QVC Germany is a branch of QVC, a multinational corporation specialising in televised home shopping, originally founded in 1986 by Joseph Segel in West Chester, Pennsylvania. It expanded into Germany in 1996. QVC broadcasts in four major countries to 141 million consumers. The name is an initialism—standing for "Quality, Value, Convenience".

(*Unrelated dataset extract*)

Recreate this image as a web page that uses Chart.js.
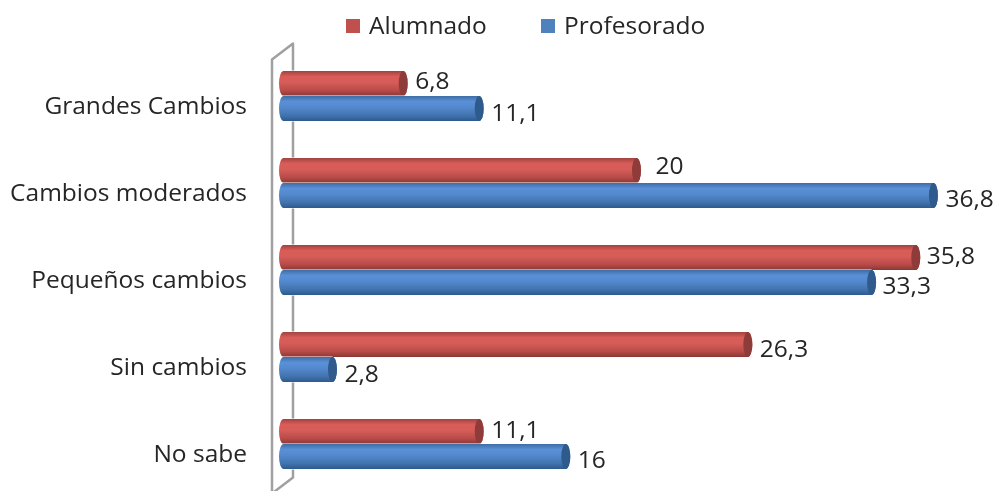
<!DOCTYPE html>
<html lang="es">
<head>
<meta charset="utf-8">
<title>Cambios</title>
<script src="https://cdn.jsdelivr.net/npm/chart.js@4/dist/chart.umd.min.js"></script>
<style>
html,body{margin:0;padding:0;background:#fff}
canvas{display:block}
</style>
</head>
<body>
<canvas id="chart" width="996" height="491"></canvas>
<script>
const categories=['Grandes Cambios','Cambios moderados','Pequeños cambios','Sin cambios','No sabe'];
const alumnado=[6.8,20,35.8,26.3,11.1];
const profesorado=[11.1,36.8,33.3,2.8,16];

// hand tweaks for value labels, [dx,dy] from the end of the bar
const alumnadoNudge=[[12,-1],[19,-3],[11,0],[12,6],[12,0]];
const profesoradoNudge=[[12,6],[12,5],[11,5],[12,6],[12,5]];

const FONT='"Open Sans",sans-serif';
const SIZE=24.5;
const TEXT='#262626';
const tones={
  Alumnado:{flat:'#c0504d',end:'#8e3b39',stops:['#a04340','#d95c58','#d65d59','#b84b48','#8a3735']},
  Profesorado:{flat:'#4f81bd',end:'#2f5a8c',stops:['#3f6ca3','#5a90d8','#5489cd','#4173ae','#2e5a8e']}
};
const fmt=v=>String(v).replace('.',',');

const cylinders={
  id:'cylinders',
  beforeDatasetsDraw(chart){
    const {ctx,chartArea:a}=chart;
    ctx.save();
    ctx.strokeStyle='#a0a0a0';
    ctx.lineWidth=2.5;
    ctx.lineJoin='round';
    ctx.beginPath();
    ctx.moveTo(a.left-11,491);
    ctx.lineTo(a.left-11,a.top+7);
    ctx.lineTo(a.left+10,a.top-9);
    ctx.lineTo(a.left+10,a.bottom-10);
    ctx.lineTo(a.left-11,a.bottom+6);
    ctx.stroke();
    ctx.restore();
  },
  afterDatasetsDraw(chart){
    const {ctx,chartArea:a}=chart;
    chart.data.datasets.forEach((ds,i)=>{
      const tone=tones[ds.label];
      const nudge=i===0?alumnadoNudge:profesoradoNudge;
      chart.getDatasetMeta(i).data.forEach((bar,j)=>{
        const h=bar.height,top=bar.y-h/2,x0=a.left-4,rx=4.5;
        const g=ctx.createLinearGradient(0,top,0,top+h);
        tone.stops.forEach((c,k)=>g.addColorStop([0,.22,.45,.78,1][k],c));
        ctx.save();
        ctx.fillStyle='#fff';
        ctx.fillRect(a.left-1,top-.5,bar.x-a.left+1,h+1);
        ctx.fillStyle=g;
        ctx.beginPath();
        ctx.ellipse(x0+rx,bar.y,rx,h/2,0,Math.PI/2,Math.PI*1.5);
        ctx.lineTo(bar.x,top);
        ctx.ellipse(bar.x,bar.y,rx,h/2,0,-Math.PI/2,Math.PI/2);
        ctx.closePath();
        ctx.fill();
        ctx.fillStyle=tone.end;
        ctx.beginPath();
        ctx.ellipse(bar.x,bar.y,rx,h/2,0,0,Math.PI*2);
        ctx.fill();
        ctx.fillStyle=TEXT;
        ctx.font=SIZE+'px '+FONT;
        ctx.textAlign='left';
        ctx.textBaseline='middle';
        ctx.fillText(fmt(ds.data[j]),bar.x+nudge[j][0],bar.y+nudge[j][1]);
        ctx.restore();
      });
    });
  },
  afterDraw(chart){
    const {ctx}=chart;
    const starts=[346,541];
    ctx.save();
    ctx.font=SIZE+'px '+FONT;
    ctx.textBaseline='middle';
    ctx.textAlign='left';
    chart.data.datasets.forEach((ds,i)=>{
      ctx.fillStyle=tones[ds.label].flat;
      ctx.fillRect(starts[i],19,14,14);
      ctx.fillStyle=TEXT;
      ctx.fillText(ds.label,starts[i]+23,27);
    });
    ctx.restore();
  }
};

new Chart(document.getElementById('chart'),{
  type:'bar',
  data:{
    labels:categories,
    datasets:[
      {label:'Alumnado',data:alumnado,backgroundColor:tones.Alumnado.flat},
      {label:'Profesorado',data:profesorado,backgroundColor:tones.Profesorado.flat}
    ]
  },
  options:{
    indexAxis:'y',
    responsive:false,
    animation:false,
    layout:{padding:{top:52.5,bottom:3.5,left:0,right:6}},
    datasets:{bar:{barPercentage:1,categoryPercentage:.575}},
    plugins:{legend:{display:false},tooltip:{enabled:false}},
    scales:{
      x:{display:false,min:0,max:40},
      y:{
        afterFit(s){s.width=283;s.paddingTop=0;s.paddingBottom=0;},
        // tick length instead of tick padding, padding eats into the plot height
        grid:{display:false,drawTicks:true,tickLength:36},
        border:{display:false},
        ticks:{color:TEXT,font:{family:FONT,size:SIZE},padding:0,labelOffset:11}
      }
    }
  },
  plugins:[cylinders]
});
</script>
</body>
</html>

With a market share of 50%, QVC is one of the 10 largest mail-order companies in Germany. QVC is spread over four locations: Düsseldorf in Hafen, with the administration, purchasing and studio; Hückelhoven with the distribution center, Kassel and Bochum with the QVC call center.

History
The program is received in 37.5 million households in Germany and Austria via cable and satellite. In addition, QVC's product range since 2002, has been available via the Internet across Europe. In Germany, QVC began its program with a daily eight-hour live broadcasts and since 1 October 2003 24 hours live. Only from 14:00 Christmas Eve until 9:00 Christmas Day are repeats aired instead of live broadcasts.  Since March 1, 2010 QVC Germany broadcast in the ratio 16:9. Since March 16, 2012 starting QVC Germany, Channel two "QVC Beauty & Style".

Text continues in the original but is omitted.